━━ Recorded information ━━

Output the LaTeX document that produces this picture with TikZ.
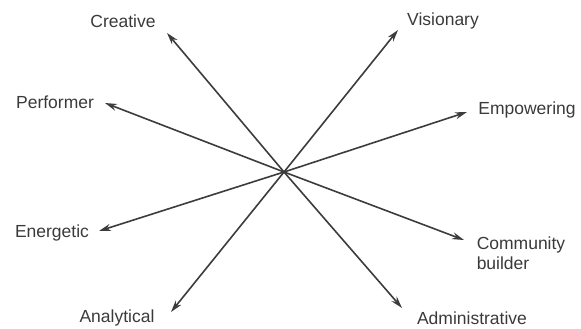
\documentclass[tikz,border=0pt]{standalone}
\usepackage{fontspec}
\setmainfont{Liberation Sans}
\usetikzlibrary{arrows.meta}

\begin{document}
\begin{tikzpicture}[
    x=1pt, y=-1pt,
    every node/.style={align=left, font=\fontsize{17.5}{20}\selectfont, text=labelcolor},
]

% Colors
\definecolor{labelcolor}{HTML}{3a3a3a}
\definecolor{linecolor}{HTML}{3c3c3c}

% Frame
\useasboundingbox (0,0) rectangle (581,329);

% Hub
\coordinate (hub) at (284, 172);

% Arrow tips
\coordinate (creativetip) at (167, 33);
\coordinate (performertip) at (105, 103);
\coordinate (energetictip) at (99, 231);
\coordinate (analyticaltip) at (171, 312);
\coordinate (visionarytip) at (398, 30);
\coordinate (empoweringtip) at (467, 112);
\coordinate (communitytip) at (464, 240);
\coordinate (admintip) at (402, 308);

% Labels
\node (creative) at (123, 21) {Creative};
\node (performer) at (55, 102) {Performer};
\node (energetic) at (52, 233) {Energetic};
\node (analytical) at (117, 318) {Analytical};
\node (visionary) at (443, 21) {Visionary};
\node (empowering) at (527, 110) {Empowering};
\node (community) at (521, 253) {Community\\builder};
\node (admin) at (472, 318) {Administrative};

% Arrows from the hub
\foreach \t in {creativetip, performertip, energetictip, analyticaltip,
                visionarytip, empoweringtip, communitytip, admintip} {
    \draw[-{Stealth[length=12pt, width=7pt]}, line width=1.6pt, color=linecolor]
        (hub) -- (\t);
}

\end{tikzpicture}
\end{document}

━━━

# Stated goal
Return the full material word for word. Do not include the pictures.

# In response
Output the LaTeX document that produces this picture with TikZ.
\documentclass[tikz,border=0pt]{standalone}
\usepackage{fontspec}
\setmainfont{Liberation Sans}
\usetikzlibrary{arrows.meta}

\begin{document}
\begin{tikzpicture}[
    x=1pt, y=-1pt,
    every node/.style={align=left, font=\fontsize{17.5}{20}\selectfont, text=labelcolor},
]

% Colors
\definecolor{labelcolor}{HTML}{3a3a3a}
\definecolor{linecolor}{HTML}{3c3c3c}

% Frame
\useasboundingbox (0,0) rectangle (581,329);

% Hub
\coordinate (hub) at (284, 172);

% Arrow tips
\coordinate (creativetip) at (167, 33);
\coordinate (performertip) at (105, 103);
\coordinate (energetictip) at (99, 231);
\coordinate (analyticaltip) at (171, 312);
\coordinate (visionarytip) at (398, 30);
\coordinate (empoweringtip) at (467, 112);
\coordinate (communitytip) at (464, 240);
\coordinate (admintip) at (402, 308);

% Labels
\node (creative) at (123, 21) {Creative};
\node (performer) at (55, 102) {Performer};
\node (energetic) at (52, 233) {Energetic};
\node (analytical) at (117, 318) {Analytical};
\node (visionary) at (443, 21) {Visionary};
\node (empowering) at (527, 110) {Empowering};
\node (community) at (521, 253) {Community\\builder};
\node (admin) at (472, 318) {Administrative};

% Arrows from the hub
\foreach \t in {creativetip, performertip, energetictip, analyticaltip,
                visionarytip, empoweringtip, communitytip, admintip} {
    \draw[-{Stealth[length=12pt, width=7pt]}, line width=1.6pt, color=linecolor]
        (hub) -- (\t);
}

\end{tikzpicture}
\end{document}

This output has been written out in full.